_Exercise prompt_
Find and copy each line of the records where the string "this" shows up.

***

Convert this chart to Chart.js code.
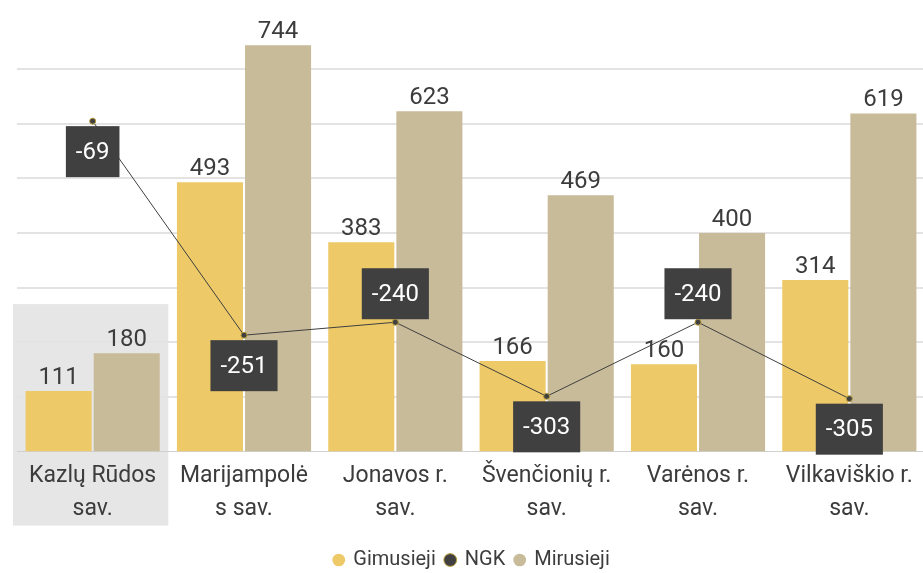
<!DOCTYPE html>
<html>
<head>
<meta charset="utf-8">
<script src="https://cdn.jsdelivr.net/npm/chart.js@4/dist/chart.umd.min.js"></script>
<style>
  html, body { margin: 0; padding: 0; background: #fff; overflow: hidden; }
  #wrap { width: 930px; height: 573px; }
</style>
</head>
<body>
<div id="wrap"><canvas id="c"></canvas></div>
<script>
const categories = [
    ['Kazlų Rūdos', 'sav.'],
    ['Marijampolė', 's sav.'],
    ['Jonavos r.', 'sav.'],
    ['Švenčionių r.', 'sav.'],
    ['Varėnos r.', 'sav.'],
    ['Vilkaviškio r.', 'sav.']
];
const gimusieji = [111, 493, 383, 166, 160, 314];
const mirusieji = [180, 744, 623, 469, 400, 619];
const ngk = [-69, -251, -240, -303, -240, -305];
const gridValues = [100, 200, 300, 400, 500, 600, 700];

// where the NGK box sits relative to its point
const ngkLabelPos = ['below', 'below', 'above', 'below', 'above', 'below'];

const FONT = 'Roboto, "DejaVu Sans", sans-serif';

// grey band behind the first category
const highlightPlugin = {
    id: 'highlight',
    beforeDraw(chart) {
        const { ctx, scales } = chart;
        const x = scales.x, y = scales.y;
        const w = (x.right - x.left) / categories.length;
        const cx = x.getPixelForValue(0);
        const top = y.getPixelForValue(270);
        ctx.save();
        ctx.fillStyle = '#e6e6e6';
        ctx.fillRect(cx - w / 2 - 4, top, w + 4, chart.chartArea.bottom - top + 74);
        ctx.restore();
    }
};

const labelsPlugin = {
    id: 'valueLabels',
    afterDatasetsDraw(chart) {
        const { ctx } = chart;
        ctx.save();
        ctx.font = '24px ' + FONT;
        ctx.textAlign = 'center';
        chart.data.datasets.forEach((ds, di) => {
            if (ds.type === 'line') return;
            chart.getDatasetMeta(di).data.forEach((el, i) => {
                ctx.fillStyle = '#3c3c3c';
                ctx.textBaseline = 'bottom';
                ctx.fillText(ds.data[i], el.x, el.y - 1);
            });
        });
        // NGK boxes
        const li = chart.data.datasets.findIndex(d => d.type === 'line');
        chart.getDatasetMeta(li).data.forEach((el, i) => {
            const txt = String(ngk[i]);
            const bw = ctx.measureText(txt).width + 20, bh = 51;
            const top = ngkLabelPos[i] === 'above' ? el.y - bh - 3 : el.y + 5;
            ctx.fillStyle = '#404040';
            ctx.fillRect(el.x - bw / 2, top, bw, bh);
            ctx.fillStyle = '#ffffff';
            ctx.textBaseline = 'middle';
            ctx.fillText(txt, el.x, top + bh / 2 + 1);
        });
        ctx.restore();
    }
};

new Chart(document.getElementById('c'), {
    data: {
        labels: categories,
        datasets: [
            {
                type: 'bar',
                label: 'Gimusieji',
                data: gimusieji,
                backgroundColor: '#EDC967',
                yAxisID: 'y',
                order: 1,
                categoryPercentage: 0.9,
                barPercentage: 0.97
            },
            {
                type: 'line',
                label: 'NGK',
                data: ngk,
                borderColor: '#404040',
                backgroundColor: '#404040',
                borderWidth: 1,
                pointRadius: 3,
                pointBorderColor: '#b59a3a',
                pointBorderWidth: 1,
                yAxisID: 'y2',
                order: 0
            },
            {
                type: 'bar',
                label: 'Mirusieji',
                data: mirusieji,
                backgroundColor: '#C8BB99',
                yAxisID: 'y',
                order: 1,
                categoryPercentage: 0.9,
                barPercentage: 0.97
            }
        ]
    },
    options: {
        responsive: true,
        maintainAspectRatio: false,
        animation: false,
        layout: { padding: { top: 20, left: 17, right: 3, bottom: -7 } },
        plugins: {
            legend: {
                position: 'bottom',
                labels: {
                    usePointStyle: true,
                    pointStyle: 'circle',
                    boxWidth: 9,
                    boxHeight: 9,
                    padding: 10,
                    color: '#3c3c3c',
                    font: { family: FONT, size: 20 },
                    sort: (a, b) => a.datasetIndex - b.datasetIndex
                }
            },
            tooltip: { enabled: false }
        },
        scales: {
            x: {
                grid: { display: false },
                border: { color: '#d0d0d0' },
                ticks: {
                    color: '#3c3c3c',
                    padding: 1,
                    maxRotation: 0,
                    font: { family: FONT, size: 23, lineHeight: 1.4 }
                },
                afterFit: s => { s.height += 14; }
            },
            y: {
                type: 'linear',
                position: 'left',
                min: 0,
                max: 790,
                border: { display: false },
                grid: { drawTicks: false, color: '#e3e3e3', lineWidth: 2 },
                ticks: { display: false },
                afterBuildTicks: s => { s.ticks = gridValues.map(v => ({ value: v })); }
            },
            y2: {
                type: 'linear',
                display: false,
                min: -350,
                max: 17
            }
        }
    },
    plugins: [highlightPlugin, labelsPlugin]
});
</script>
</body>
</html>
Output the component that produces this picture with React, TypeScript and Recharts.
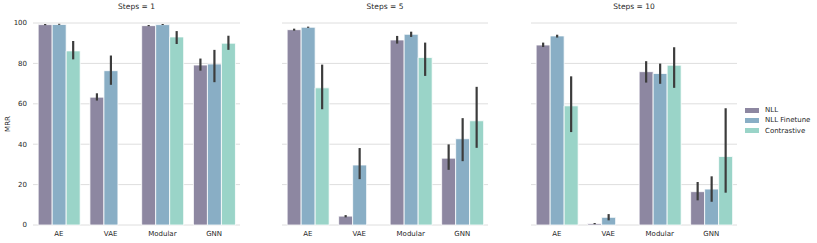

***

_Expected answer_
Convert this chart to Chart.js code.
Output the component that produces this picture with React, TypeScript and Recharts.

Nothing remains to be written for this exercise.